** Start Source excerpt **

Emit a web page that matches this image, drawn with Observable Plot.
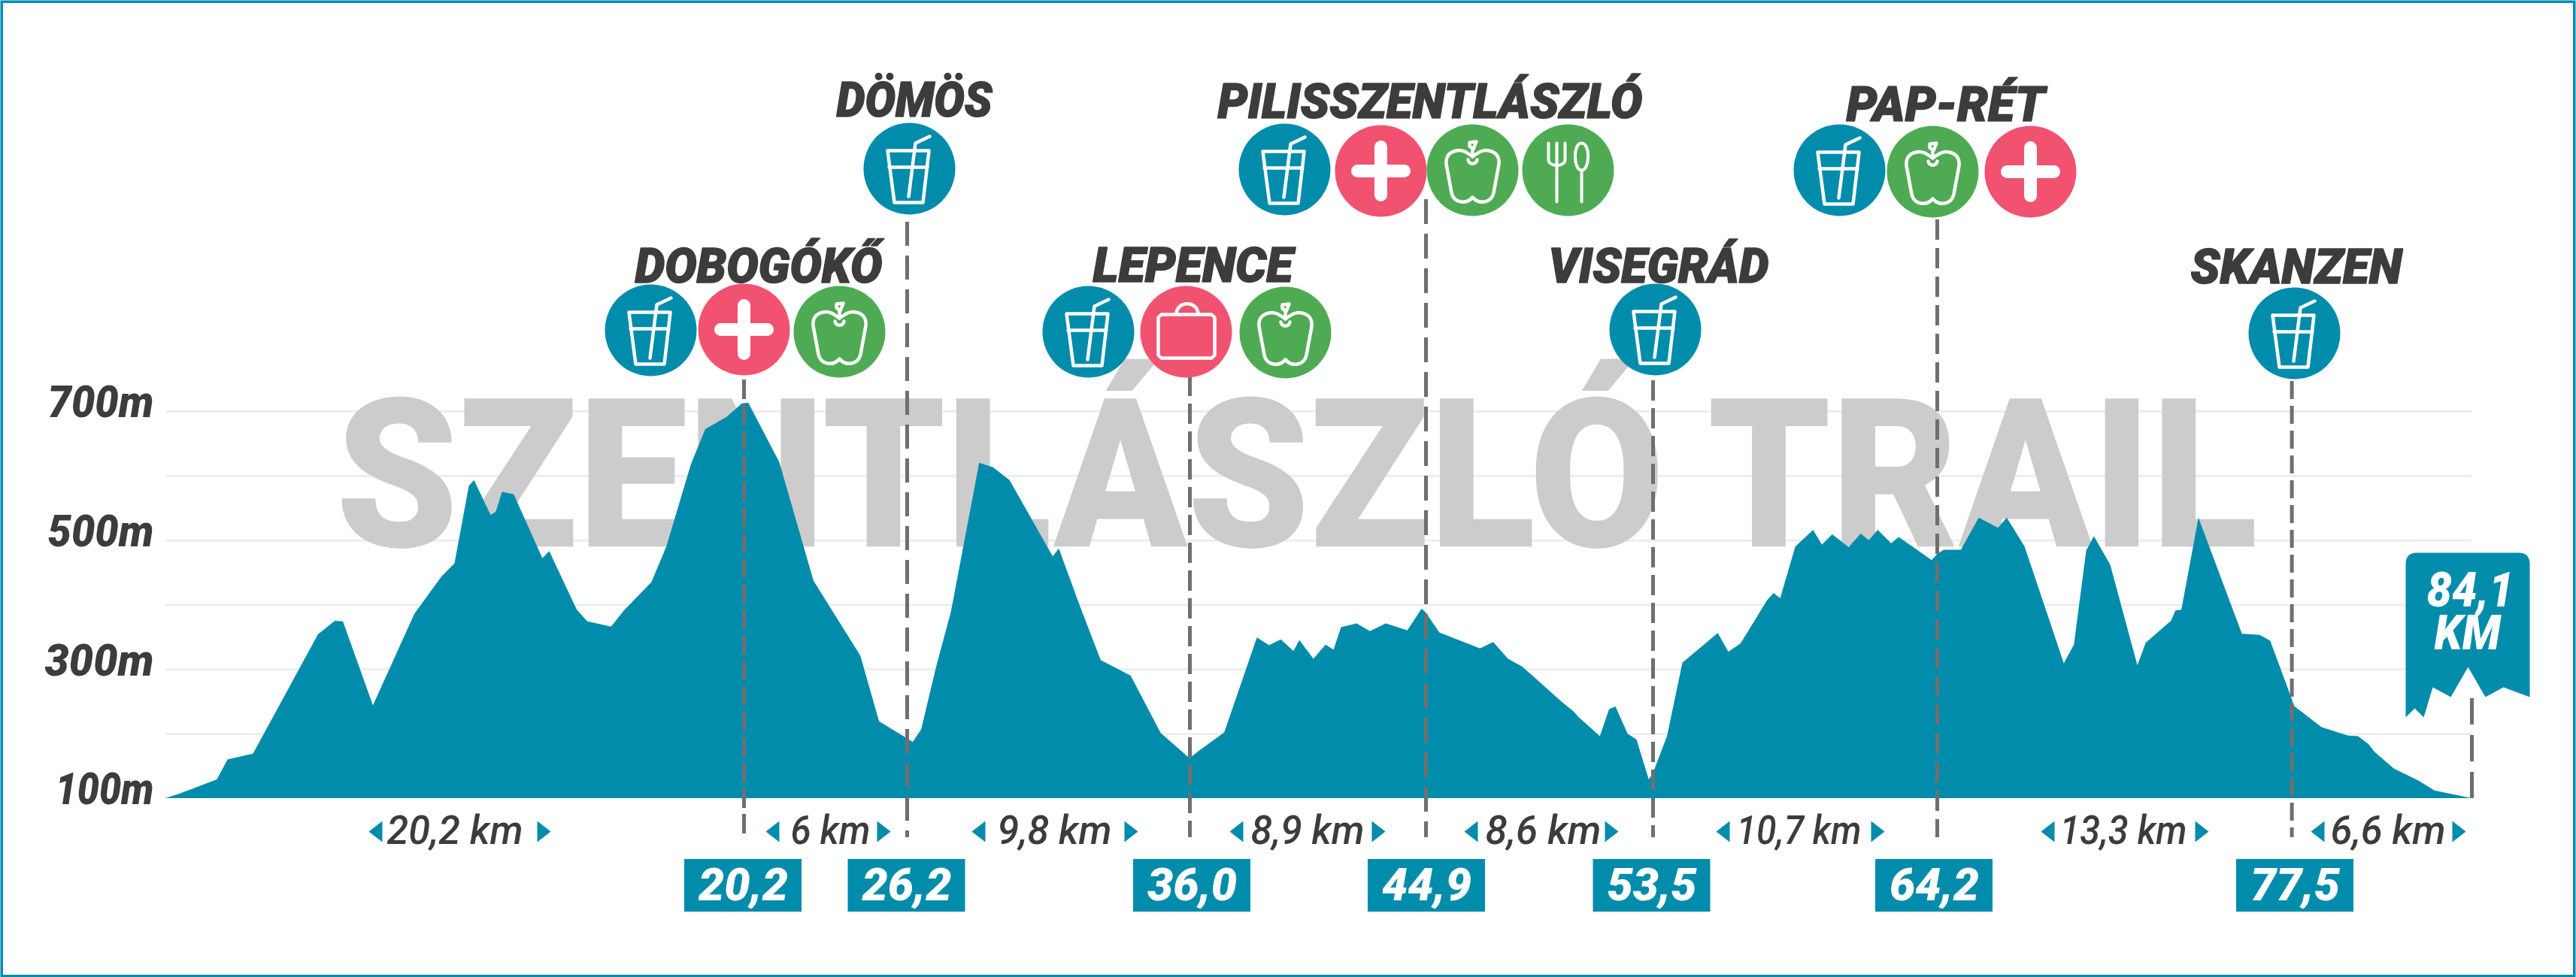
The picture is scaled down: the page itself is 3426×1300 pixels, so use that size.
<!DOCTYPE html>
<html>
<head>
<meta charset="utf-8">
<script src="https://cdn.jsdelivr.net/npm/d3@7"></script>
<script src="https://cdn.jsdelivr.net/npm/@observablehq/plot@0.6"></script>
<style>html,body{margin:0;padding:0;background:#fff}svg{display:block}</style>
</head>
<body>
<div id="chart"></div>
<script>
// ---------- DATA ----------
const profileKm = [0,0.43,1.8,2.17,3.06,5.33,5.92,6.2,7.25,8.7,9.65,10.1,10.6,10.78,11.36,11.54,11.76,12.17,13.17,13.41,14.37,14.74,15.57,16,16.98,17.5,18.36,18.86,19.6,20.14,20.37,21.51,22.77,24.49,25.18,26.2,26.41,26.7,27.23,27.73,28.71,29.19,29.76,31.26,31.47,32.2,32.92,33.96,35,36,36.4,37.31,38.54,39,39.44,39.92,40.14,40.67,41.13,41.43,41.71,42.3,42.8,43.4,44.21,44.75,44.9,45.42,46.96,47.46,48.02,48.56,50.06,50.52,50.66,51.5,51.85,52.09,52.55,52.89,53.35,53.5,54.04,54.62,55.95,56.35,56.81,57.81,58.05,58.3,58.87,59.54,59.87,60.26,60.88,61.33,61.64,61.97,62.48,62.76,64,64.2,64.46,65.1,65.77,66.49,66.82,67.49,68.96,69.34,69.8,70.09,70.7,71.72,72.03,72.98,73.15,73.37,74.01,74.87,75.64,76.31,76.7,77.5,77.59,78.6,79.57,79.94,80.32,80.54,81.25,82.16,82.74,84.1];
const profileElev = [100,106,129,160,169,354,375,374,244,386,444,464,584,593,539,544,575,571,472,483,392,374,366,390,435,490,618,672,691,712,713,621,437,321,219,193,187,207,306,389,620,613,593,475,487,398,314,290,201,162,175,202,349,337,346,328,345,316,338,330,365,371,359,371,360,394,388,357,332,342,316,304,249,234,227,196,238,242,200,191,129,138,196,310,356,327,340,407,418,410,490,516,493,509,489,510,500,516,495,505,469,478,485,485,535,519,535,490,309,338,484,506,462,306,341,375,391,392,535,440,355,353,344,255,243,210,197,196,184,172,146,127,112,100];
const stationNames = ["DOBOGÓKŐ","DÖMÖS","LEPENCE","PILISSZENTLÁSZLÓ","VISEGRÁD","PAP-RÉT","SKANZEN"];
const stationKm = [20.2,26.2,36.0,44.9,53.5,64.2,77.5];
const stationKmLabels = ["20,2","26,2","36,0","44,9","53,5","64,2","77,5"];
const finishKm = 84.1;
const segmentLabels = ["20,2 km","6 km","9,8 km","8,9 km","8,6 km","10,7 km","13,3 km","6,6 km"];
const elevTicks = [100,300,500,700];
const gridTicks = [200,300,400,500,600,700];
const titleText = "SZENTLÁSZLÓ TRAIL";

// ---------- LAYOUT ----------
const W = 3426, H = 1300;
const teal = "#028CAC", pink = "#F15270", green = "#4FAB53", ink = "#3C3C3B";
const xDomain = [0,20.2,26.2,36,44.9,53.5,64.2,77.5,84.1];
const xRange = [220,989,1206,1582,1896,2198,2576,3047.6,3287];
const yDomain = [100,700], yRange = [1062,547];
const px = d3.scaleLinear(xRange, xDomain);
const py = d3.scaleLinear(yRange, yDomain);

const ruleTops = [505,295,500,265,506,292,507];
const ruleDash = ["26,8","32,13","27,10","33,13","27,10","27,11","24,9"];
const ruleRows = stationKm.map((km,i)=>({km,top:ruleTops[i],bottom:1114,dash:ruleDash[i]})).concat([{km:finishKm,top:929,bottom:1064,dash:"35,14"}]);
const nameLayout = [[844,375,329],[1112,154,207],[1453,374,266],[1619,156,565],[2059,375,293],[2455,160,264],[2913,376,281]];
const kmBoxCenters = [988,1205.5,1585,1897,2196.5,2572,3052];
const segLayout = [[514,181,499,723],[1051,106,1027,1175],[1326,152,1301,1504],[1663,151,1644,1833],[1975,154,1956,2143],[2309,166,2291,2497],[2739,169,2723,2928],[3099,153,3082,3270]];
const icons = [
 ["drink",865,439],["aid",989,438],["apple",1116,441],
 ["drink",1209,224],
 ["drink",1447,441],["bag",1577,441],["apple",1709,442],
 ["drink",1708,225],["aid",1836,227],["apple",1958,226],["food",2085,226],
 ["drink",2201,438],
 ["drink",2446,226],["apple",2570,228],["aid",2700,228],
 ["drink",3051,443]
].map(([kind,cx,cy])=>({kind,cx,cy}));
const iconColor = {drink:teal,aid:pink,bag:pink,apple:green,food:green};

// white glyphs drawn through Plot's custom-symbol hook
const glyph = {
 drink(c){ c.moveTo(-29,-24);c.lineTo(26,-24);c.lineTo(18,45);c.lineTo(-20,45);c.closePath();
   c.moveTo(-27,-2);c.lineTo(24,-2);
   c.moveTo(-1,37);c.lineTo(8,-34);c.lineTo(27,-43); },
 aid(c){ c.moveTo(0,-32);c.lineTo(0,32);c.moveTo(-31,0);c.lineTo(31,0); },
 bag(c){ c.moveTo(-33,-23);c.lineTo(34,-23);c.lineTo(38,-19);c.lineTo(38,31);c.lineTo(34,35);c.lineTo(-33,35);c.lineTo(-37,31);c.lineTo(-37,-19);c.closePath();
   c.moveTo(-13,-23);c.bezierCurveTo(-13,-42,16,-42,16,-23); },
 apple(c){ c.moveTo(0,-18);c.bezierCurveTo(-8,-24,-14,-28,-22,-26);c.bezierCurveTo(-32,-24,-36,-17,-35,-8);
   c.lineTo(-28,30);c.bezierCurveTo(-25,44,-8,46,0,36);c.bezierCurveTo(8,46,25,44,28,30);c.lineTo(35,-8);
   c.bezierCurveTo(36,-17,32,-24,22,-26);c.bezierCurveTo(14,-28,8,-24,0,-18);
   c.moveTo(0,-18);c.lineTo(0,-28);c.moveTo(-4,-37);c.lineTo(5,-38);c.lineTo(1,-28);c.lineTo(-4,-32);c.closePath();
   c.moveTo(-6,-14);c.bezierCurveTo(-5,-7,5,-7,6,-14); },
 food(c){ c.moveTo(-26,-36);c.lineTo(-26,-14);c.bezierCurveTo(-26,-4,-4,-4,-4,-14);c.lineTo(-4,-36);
   c.moveTo(-15,-36);c.lineTo(-15,42);
   c.moveTo(18,-36);c.bezierCurveTo(6,-36,7,0,18,0);c.bezierCurveTo(29,0,30,-36,18,-36);
   c.moveTo(18,0);c.lineTo(18,42); }
};
const glyphWidth = {drink:4.5,aid:17,bag:4.5,apple:4.5,food:4};
const sym = f => ({draw: c => f(c)});
const triL = sym(c=>{c.moveTo(9,-14);c.lineTo(-9,0);c.lineTo(9,14);c.closePath();});
const triR = sym(c=>{c.moveTo(-9,-14);c.lineTo(9,0);c.lineTo(-9,14);c.closePath();});
const flag = sym(c=>{
  c.moveTo(-82.5,15);c.quadraticCurveTo(-82.5,0,-67.5,0);c.lineTo(67.5,0);c.quadraticCurveTo(82.5,0,82.5,15);
  c.lineTo(82.5,192);c.lineTo(47.5,179);c.lineTo(23.5,192);c.lineTo(0.5,152);c.lineTo(-22.5,192);c.lineTo(-46.5,179);c.lineTo(-58.5,219);c.lineTo(-70.5,207);c.lineTo(-82.5,219);c.closePath();
});
const border = sym(c=>{c.moveTo(-W/2+1.75,-H/2+1.75);c.lineTo(W/2-2.75,-H/2+1.75);c.lineTo(W/2-2.75,H/2-1.75);c.lineTo(-W/2+1.75,H/2-1.75);c.closePath();});

const textWidths = new Map([[titleText,2556],["700m",141],["500m",141],["300m",145],["100m",131],["84,1",116],["KM",88]]);
stationNames.forEach((n,i)=>textWidths.set(n,nameLayout[i][2]));
segmentLabels.forEach((n,i)=>textWidths.set(n,segLayout[i][1]));
stationKmLabels.forEach(n=>textWidths.set(n,119));

// ---------- TABLES ----------
const profile = profileKm.map((km,i)=>({km,elev:profileElev[i]}));
const F = "Roboto, 'Noto Sans', sans-serif";

const chart = Plot.plot({
  width:W, height:H, marginLeft:220, marginRight:139, marginTop:547, marginBottom:238,
  style:{background:"#fff",overflow:"visible"},
  x:{type:"linear",domain:xDomain,range:xRange,axis:null},
  y:{type:"linear",domain:yDomain,range:yRange,axis:null},
  marks:[
    Plot.gridY(gridTicks,{stroke:"#ECEEED",strokeOpacity:1,strokeWidth:3}),
    Plot.text([titleText],{x:()=>px(446),y:()=>py(726.7),text:d=>d,textAnchor:"start",lineAnchor:"bottom",fontFamily:F,fontWeight:900,fontSize:277,fill:"#CCCCCC"}),
    Plot.areaY(profile,{x:"km",y1:()=>100,y2:"elev",fill:teal,curve:"linear"}),
    Plot.axisY(elevTicks,{anchor:"left",tickSize:0,tickPadding:16,dy:-11,label:null,tickFormat:d=>d+"m",fontFamily:F,fontSize:59,fontWeight:900,fontStyle:"italic",fill:ink}),
    ...ruleRows.map(r=>Plot.ruleX([r],{x:"km",y1:d=>py(d.top),y2:d=>py(d.bottom),stroke:"#6F6F6E",strokeWidth:5,strokeDasharray:r.dash})),
    Plot.dot(icons,{x:d=>px(d.cx),y:d=>py(d.cy),r:61,fill:d=>iconColor[d.kind],stroke:"none"}),
    ...Object.keys(glyph).map(k=>Plot.dot(icons.filter(d=>d.kind===k),{x:d=>px(d.cx),y:d=>py(d.cy),r:60,symbol:sym(glyph[k]),fill:"none",stroke:"#fff",strokeWidth:glyphWidth[k],strokeLinecap:"round",strokeLinejoin:"round"})),
    Plot.text(stationNames,{x:(d,i)=>px(nameLayout[i][0]),y:(d,i)=>py(nameLayout[i][1]),text:d=>d,textAnchor:"start",lineAnchor:"bottom",fontFamily:F,fontWeight:900,fontStyle:"italic",fontSize:65,fill:ink,stroke:ink,strokeWidth:1.5}),
    Plot.text(segmentLabels,{x:(d,i)=>px(segLayout[i][0]),y:()=>py(1122),text:d=>d,textAnchor:"start",lineAnchor:"bottom",fontFamily:F,fontWeight:500,fontStyle:"italic",fontSize:53,fill:ink}),
    Plot.dot(segLayout,{x:d=>px(d[2]),y:()=>py(1106),r:14,symbol:triL,fill:teal,stroke:"none"}),
    Plot.dot(segLayout,{x:d=>px(d[3]),y:()=>py(1106),r:14,symbol:triR,fill:teal,stroke:"none"}),
    Plot.rect(kmBoxCenters,{x1:d=>px(d-78),x2:d=>px(d+78),y1:()=>py(1143),y2:()=>py(1213),fill:teal}),
    Plot.text(stationKmLabels,{x:(d,i)=>px(kmBoxCenters[i]),y:()=>py(1197),text:d=>d,textAnchor:"middle",lineAnchor:"bottom",fontFamily:F,fontWeight:900,fontStyle:"italic",fontSize:60,fill:"#fff"}),
    Plot.dot([finishKm],{x:()=>px(3281.5),y:()=>py(735),r:60,symbol:flag,fill:teal,stroke:"none"}),
    Plot.text(["84,1"],{x:()=>px(3285),y:()=>py(806),text:d=>d,textAnchor:"middle",lineAnchor:"bottom",fontFamily:F,fontWeight:900,fontStyle:"italic",fontSize:65,fill:"#fff"}),
    Plot.text(["KM"],{x:()=>px(3281),y:()=>py(863),text:d=>d,textAnchor:"middle",lineAnchor:"bottom",fontFamily:F,fontWeight:900,fontStyle:"italic",fontSize:65,fill:"#fff"}),
    Plot.dot([0],{x:()=>px(W/2),y:()=>py(H/2),r:60,symbol:border,fill:"none",stroke:teal,strokeWidth:3.5})
  ]
});
d3.select(chart).selectAll("text").each(function(){
  const w = textWidths.get(this.textContent);
  if (w) { this.setAttribute("textLength",w); this.setAttribute("lengthAdjust","spacingAndGlyphs"); }
});
document.getElementById("chart").appendChild(chart);
</script>
</body>
</html>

** End Source excerpt **

[Goal] Each line of the material above either contains the word "that" or does not; state how many do, and nothing else.

[Exercise response] 2